Damus, a client application built on the decentralized Nostr protocol just called a 200 thousand dollar Bitcoin grant a “scam” and told the donors to take their “shitcoin” elsewhere. The war for the soul of Web3 has officially begun.
The line between principle and profit in the crypto world is often razor-thin, and this week, it completely dissolved into a full-scale public brawl. If you’re looking for the kind of drama that defines a market cycle, you’ve found it. The decentralized social media space, long hailed as the ethical successor to platforms like X (formerly Twitter), is tearing itself apart over money.
This isn’t a story about a hack or a rug pull—at least, not yet. It’s a story about identity, ego, and what happens when a project built on “vibes” and ideological purity gets a multi-million dollar valuation slapped on top of it.
At the center of the storm is Nostr Assets Protocol, a project that recently decided to play Santa Claus. They announced a donation of 50,000 NOSTR tokens, valued at roughly $200,000, to the team behind Damus, the most popular iOS application built on the underlying Nostr protocol. On the surface, it looked like a generous gesture to support developers who are, by their own admission, running low on funds.
Damus’s response? A public slap in the face heard around the Web3 world.
"This is a scam. We do not accept this, " Damus posted on X. They doubled down, labeling the donation an “affinity scam”—a fraudulent practice that leverages the trust within a specific community to exploit its members. Their message was brutally clear: “Please send your shitcoin elsewhere”.
This wasn’t just a grumpy developer refusing a check. This was a declaration of war. To understand why, we have to look at the man behind the curtain: Fiatjaf, the elusive creator of the original Nostr protocol.

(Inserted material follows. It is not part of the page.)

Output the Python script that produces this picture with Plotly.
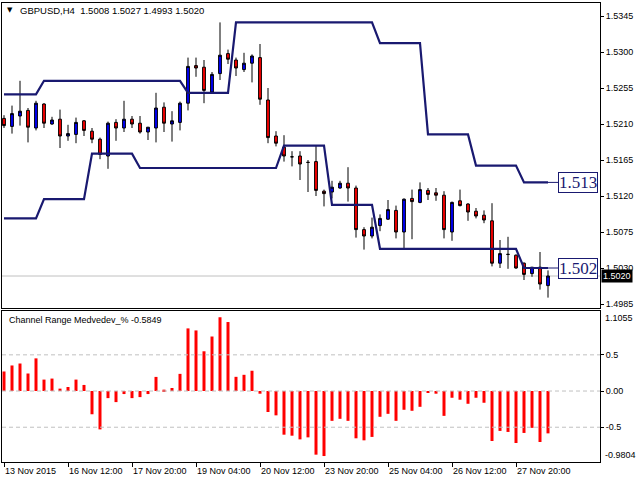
import plotly.graph_objects as go

symbol = "GBPUSD,H4"
indicator_name = "Channel Range Medvedev_%"

open_ = [1.5217, 1.5207, 1.5220, 1.5227, 1.5205, 1.5235, 1.5210, 1.5216, 1.5195, 1.5197,
         1.5214, 1.5201, 1.5191, 1.5170, 1.5212, 1.5205, 1.5216, 1.5211, 1.5200, 1.5205,
         1.5231, 1.5210, 1.5212, 1.5236, 1.5283, 1.5281, 1.5250, 1.5273, 1.5298, 1.5290,
         1.5278, 1.5286, 1.5293, 1.5240, 1.5195, 1.5181, 1.5169, 1.5170, 1.5162, 1.5163,
         1.5126, 1.5125, 1.5130, 1.5136, 1.5130, 1.5078, 1.5070, 1.5083, 1.5091, 1.5102,
         1.5075, 1.5117, 1.5112, 1.5127, 1.5124, 1.5121, 1.5075, 1.5114, 1.5110, 1.5101,
         1.5096, 1.5089, 1.5036, 1.5047, 1.5046, 1.5036, 1.5023, 1.5031, 1.5008]
high = [1.5221, 1.5233, 1.5264, 1.5230, 1.5239, 1.5236, 1.5219, 1.5228, 1.5209, 1.5218,
        1.5215, 1.5205, 1.5193, 1.5213, 1.5216, 1.5239, 1.5220, 1.5220, 1.5206, 1.5249,
        1.5237, 1.5226, 1.5238, 1.5293, 1.5293, 1.5290, 1.5275, 1.5337, 1.5303, 1.5293,
        1.5299, 1.5297, 1.5310, 1.5255, 1.5201, 1.5196, 1.5176, 1.5176, 1.5165, 1.5183,
        1.5128, 1.5139, 1.5139, 1.5156, 1.5133, 1.5081, 1.5093, 1.5097, 1.5115, 1.5108,
        1.5117, 1.5128, 1.5137, 1.5130, 1.5130, 1.5126, 1.5113, 1.5128, 1.5111, 1.5105,
        1.5102, 1.5111, 1.5065, 1.5069, 1.5047, 1.5037, 1.5031, 1.5050, 1.5027]
low = [1.5205, 1.5198, 1.5208, 1.5187, 1.5202, 1.5205, 1.5209, 1.5180, 1.5189, 1.5186,
       1.5195, 1.5186, 1.5166, 1.5154, 1.5189, 1.5200, 1.5205, 1.5198, 1.5190, 1.5187,
       1.5200, 1.5188, 1.5202, 1.5227, 1.5269, 1.5236, 1.5249, 1.5265, 1.5285, 1.5270,
       1.5275, 1.5262, 1.5234, 1.5186, 1.5182, 1.5163, 1.5157, 1.5140, 1.5125, 1.5120,
       1.5107, 1.5117, 1.5129, 1.5113, 1.5068, 1.5053, 1.5067, 1.5076, 1.5090, 1.5067,
       1.5055, 1.5066, 1.5111, 1.5115, 1.5114, 1.5067, 1.5064, 1.5107, 1.5089, 1.5092,
       1.5086, 1.5032, 1.5030, 1.5029, 1.5029, 1.5015, 1.5019, 1.5003, 1.4993]
close = [1.5208, 1.5223, 1.5226, 1.5206, 1.5236, 1.5211, 1.5215, 1.5195, 1.5198, 1.5212,
         1.5202, 1.5191, 1.5172, 1.5211, 1.5205, 1.5216, 1.5210, 1.5200, 1.5206, 1.5230,
         1.5211, 1.5214, 1.5236, 1.5282, 1.5280, 1.5252, 1.5272, 1.5296, 1.5291, 1.5280,
         1.5286, 1.5295, 1.5241, 1.5193, 1.5186, 1.5170, 1.5169, 1.5160, 1.5162, 1.5127,
         1.5123, 1.5131, 1.5136, 1.5130, 1.5078, 1.5070, 1.5081, 1.5092, 1.5103, 1.5075,
         1.5116, 1.5113, 1.5128, 1.5122, 1.5121, 1.5078, 1.5112, 1.5108, 1.5100, 1.5095,
         1.5090, 1.5036, 1.5048, 1.5047, 1.5030, 1.5022, 1.5031, 1.5010, 1.5020]

upper = [1.5247, 1.5247, 1.5247, 1.5247, 1.5247,
         1.5264, 1.5264, 1.5264, 1.5264, 1.5264, 1.5264, 1.5264, 1.5264, 1.5264,
         1.5264, 1.5264, 1.5264, 1.5264, 1.5264, 1.5264, 1.5264, 1.5264, 1.5264,
         1.5249, 1.5249, 1.5249, 1.5249, 1.5249, 1.5249,
         1.5337, 1.5337, 1.5337, 1.5337, 1.5337, 1.5337, 1.5337, 1.5337, 1.5337,
         1.5337, 1.5337, 1.5337, 1.5337, 1.5337, 1.5337, 1.5337, 1.5337, 1.5337,
         1.5311, 1.5311, 1.5311, 1.5311, 1.5311, 1.5311,
         1.5197, 1.5197, 1.5197, 1.5197, 1.5197, 1.5197,
         1.5158, 1.5158, 1.5158, 1.5158, 1.5158, 1.5158,
         1.5137, 1.5137, 1.5137, 1.5137]
lower = [1.5092, 1.5092, 1.5092, 1.5092, 1.5092,
         1.5116, 1.5116, 1.5116, 1.5116, 1.5116, 1.5116,
         1.5173, 1.5173, 1.5173, 1.5173, 1.5173, 1.5173,
         1.5155, 1.5155, 1.5155, 1.5155, 1.5155, 1.5155, 1.5155, 1.5155, 1.5155,
         1.5155, 1.5155, 1.5155, 1.5155, 1.5155, 1.5155, 1.5155, 1.5155, 1.5155,
         1.5183, 1.5183, 1.5183, 1.5183, 1.5183, 1.5183,
         1.5109, 1.5109, 1.5109, 1.5109, 1.5109, 1.5109,
         1.5054, 1.5054, 1.5054, 1.5054, 1.5054, 1.5054, 1.5054, 1.5054, 1.5054,
         1.5054, 1.5054, 1.5054, 1.5054, 1.5054, 1.5054, 1.5054, 1.5054, 1.5054,
         1.5030, 1.5030, 1.5030, 1.5030]
channel_labels = ["1.513", "1.502"]

indicator = [0.27, 0.353, 0.38, 0.242, 0.451, 0.158, 0.172, 0.033, 0.056, 0.158, 0.084,
             -0.321, -0.53, -0.098, -0.153, -0.042, -0.098, -0.084, -0.042, 0.195, 0.019, 0.042, 0.237,
             0.865, 0.837, 0.549, 0.753, 1.019, 0.953, 0.196, 0.224, 0.28,
             -0.037, -0.29, -0.336, -0.603, -0.617, -0.668, -0.64, -0.879, -0.898,
             -0.412, -0.384, -0.412, -0.653, -0.681, -0.634, -0.356, -0.315, -0.412, -0.259, -0.273, -0.218,
             -0.023, -0.037, -0.343, -0.093, -0.12, -0.176, -0.093, -0.162, -0.69, -0.551, -0.565,
             -0.718, -0.579, -0.509, -0.704, -0.5849]
indicator_range = [-0.9804, 1.1055]
indicator_levels = [0.5, 0.0, -0.5]
indicator_ticks = [0.5, 0.0, -0.5]
indicator_ticktext = ["0.5", "0.00", "-0.5"]

price_ticks = [1.5345, 1.5300, 1.5255, 1.5210, 1.5165, 1.5120, 1.5075, 1.5030, 1.4985]
time_tick_idx = [0, 8, 16, 24, 32, 40, 48, 56, 64]
time_tick_labels = ["13 Nov 2015", "16 Nov 12:00", "17 Nov 20:00", "19 Nov 04:00", "20 Nov 12:00",
                    "23 Nov 20:00", "25 Nov 04:00", "26 Nov 12:00", "27 Nov 20:00"]

idx = list(range(len(close)))
NAVY = "#191970"
FONT = "Liberation Sans, Arial, sans-serif"

fig = go.Figure()
fig.add_trace(go.Candlestick(
    x=idx, open=open_, high=high, low=low, close=close,
    increasing=dict(fillcolor="#0000FF", line=dict(color="black", width=1)),
    decreasing=dict(fillcolor="#FF0000", line=dict(color="black", width=1)),
    whiskerwidth=0, xaxis="x", yaxis="y", hoverinfo="skip"))

box_x = idx[-1] + 1.25
for ch in (upper, lower):
    fig.add_trace(go.Scatter(x=idx, y=ch, mode="lines", line=dict(color=NAVY, width=2.2),
                             xaxis="x", yaxis="y", hoverinfo="skip"))
    fig.add_trace(go.Scatter(x=[idx[-1], box_x], y=[ch[-1], ch[-1]], mode="lines",
                             line=dict(color=NAVY, width=1), xaxis="x", yaxis="y", hoverinfo="skip"))

fig.add_trace(go.Bar(x=idx, y=indicator, width=0.375, marker=dict(color="#FF0000", line=dict(width=0)),
                     xaxis="x2", yaxis="y2", hoverinfo="skip"))

shapes = [dict(type="line", xref="x domain", x0=0, x1=1, yref="y", y0=close[-1], y1=close[-1],
               line=dict(color="#C0C0C0", width=1), layer="below")]
for lv in indicator_levels:
    shapes.append(dict(type="line", xref="x2 domain", x0=0, x1=1, yref="y2", y0=lv, y1=lv,
                       line=dict(color="#C0C0C0", width=1, dash="4px,3px"), layer="above"))

annotations = []
for ch, lab in zip((upper, lower), channel_labels):
    annotations.append(dict(x=box_x, y=ch[-1], xref="x", yref="y", xanchor="left", yanchor="middle",
                            text=lab, showarrow=False,
                            font=dict(family="Liberation Serif, Times New Roman, serif", size=17, color=NAVY),
                            bordercolor=NAVY, borderwidth=1, borderpad=0, bgcolor="white"))
annotations.append(dict(x=1, y=close[-1], xref="paper", yref="y", xanchor="left", yanchor="middle",
                        xshift=1, text=f"{close[-1]:.4f}", showarrow=False,
                        font=dict(family=FONT, size=9, color="white"), bgcolor="black", borderpad=1))
title = f"{symbol}\u00a0\u00a0{open_[-1]:.4f} {high[-1]:.4f} {low[-1]:.4f} {close[-1]:.4f}"
annotations.append(dict(x=0.0268, y=0.9847, xref="paper", yref="paper", xanchor="left", yanchor="middle",
                        text=title, showarrow=False, font=dict(family=FONT, size=9.5, color="black")))
annotations.append(dict(x=0.0045, y=0.9847, xref="paper", yref="paper", xanchor="left", yanchor="middle",
                        text="\u25bc", showarrow=False, font=dict(family="DejaVu Sans", size=7, color="black")))
annotations.append(dict(x=0.0084, y=0.3094, xref="paper", yref="paper", xanchor="left", yanchor="middle",
                        text=f"{indicator_name} {indicator[-1]:.4f}", showarrow=False,
                        font=dict(family=FONT, size=9, color="black")))
annotations.append(dict(x=1, y=1, xref="paper", yref="y2 domain", xanchor="left", yanchor="top", xshift=3,
                        text=f"{indicator_range[1]:.4f}", showarrow=False,
                        font=dict(family=FONT, size=9, color="black")))
annotations.append(dict(x=1, y=0, xref="paper", yref="y2 domain", xanchor="left", yanchor="bottom", xshift=3,
                        text=f"{indicator_range[0]:.4f}", showarrow=False,
                        font=dict(family=FONT, size=9, color="black")))

xr = [-0.25, 74.5]
axis_common = dict(showline=True, mirror=True, linecolor="black", linewidth=1, showgrid=False,
                   zeroline=False)
fig.update_layout(
    width=640, height=480, margin=dict(l=2, r=40, t=3, b=18, autoexpand=False),
    paper_bgcolor="white", plot_bgcolor="white", showlegend=False, boxgap=0.5,
    font=dict(family=FONT, size=9, color="black"),
    xaxis=dict(domain=[0, 1], anchor="y", range=xr, showticklabels=False, ticks="",
               rangeslider=dict(visible=False), **axis_common),
    yaxis=dict(domain=[0.3355, 1], anchor="x", side="right", range=[1.4980, 1.536125],
               tickvals=price_ticks, ticktext=[f"{v:.4f}" for v in price_ticks],
               ticks="outside", ticklen=3, tickcolor="black", tickfont=dict(size=9), **axis_common),
    xaxis2=dict(domain=[0, 1], anchor="y2", range=xr, tickvals=time_tick_idx, ticktext=time_tick_labels,
                ticks="outside", ticklen=4, tickcolor="black", ticklabelposition="outside right",
                tickfont=dict(size=9), **axis_common),
    yaxis2=dict(domain=[0, 0.329], anchor="x2", side="right", range=indicator_range,
                tickvals=indicator_ticks, ticktext=indicator_ticktext,
                ticks="outside", ticklen=3, tickcolor="black", tickfont=dict(size=9), **axis_common),
    shapes=shapes, annotations=annotations, hovermode=False,
)

fig.write_html("out.html", config={"displayModeBar": False},
               post_script="document.body.style.margin='0';document.body.style.padding='0';"
                           "document.body.style.overflow='hidden';")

Just weeks prior, Fiatjaf broke his silence in a way that sent chills down the spines of NOSTR token holders. Taking to Chinese social media, he issued a stark warning. He stated that the Nostr Assets Protocol is a “fully custodial service” borrowing the Nostr name and is “100 percent a scam”. He emphasized that the token has no connection to him or the original protocol developers.
This is the core conflict
You have the ideological founders of a movement who built a protocol to be pure, free, and token-less. Then, you have a commercial entity leveraging the popularity of that brand to launch a token, create a Fair Mint, and build a “LightningFi” ecosystem. The Assets Protocol argues they are simply building on open infrastructure, stating, “Nostr is a decentralized, open-source and censorship-resistant relay network, and anyone can build on it”. They insist their intentions are pure and even offered to publish chat logs to prove their transparency.
In my experience covering this space, this isn’t just a misunderstanding. It’s a philosophical chasm. The originalists see any attempt to monetize the base layer with a native token as a parasitic attack. They believe it introduces bad actors, financial speculation, and centralized custodial risks into a system designed to eliminate them. The Assets side sees a protocol with massive adoption potential and is simply trying to build the economic rails to support it.
And the drama doesn’t stop at the top. The community itself is deeply fractured. A parallel controversy is bubbling up on decentralized forums, with users accusing the Nostr network of being a haven for far-right ideologies and “cryptobros,” largely due to its “moderation is very limited by design” architecture.
This adds another layer to the battle. While the founders fight off what they see as a financial scam, they’re also fighting an image problem regarding content moderation. It’s a perfect storm of bad PR.
Summary
The schism between Nostr’s original team and Nostr Assets Protocol is more than just a brand dispute; it’s a pivotal moment for decentralized social media. The refusal of a $200,000 grant by Damus underscores a fierce commitment to ideological purity over short-term financial gain. This event highlights the immense tension between open-source ideals and the capitalist drive to monetize networks. For the average user, it’s a confusing battle, but for the industry, it’s a necessary trial. It forces us to ask: Can a network remain truly decentralized if its native economy is controlled by a custodial protocol? And can a project survive financially if it refuses to play the token game? The market will ultimately decide which side of this fight—the purists or the pragmatists—builds the future of social media.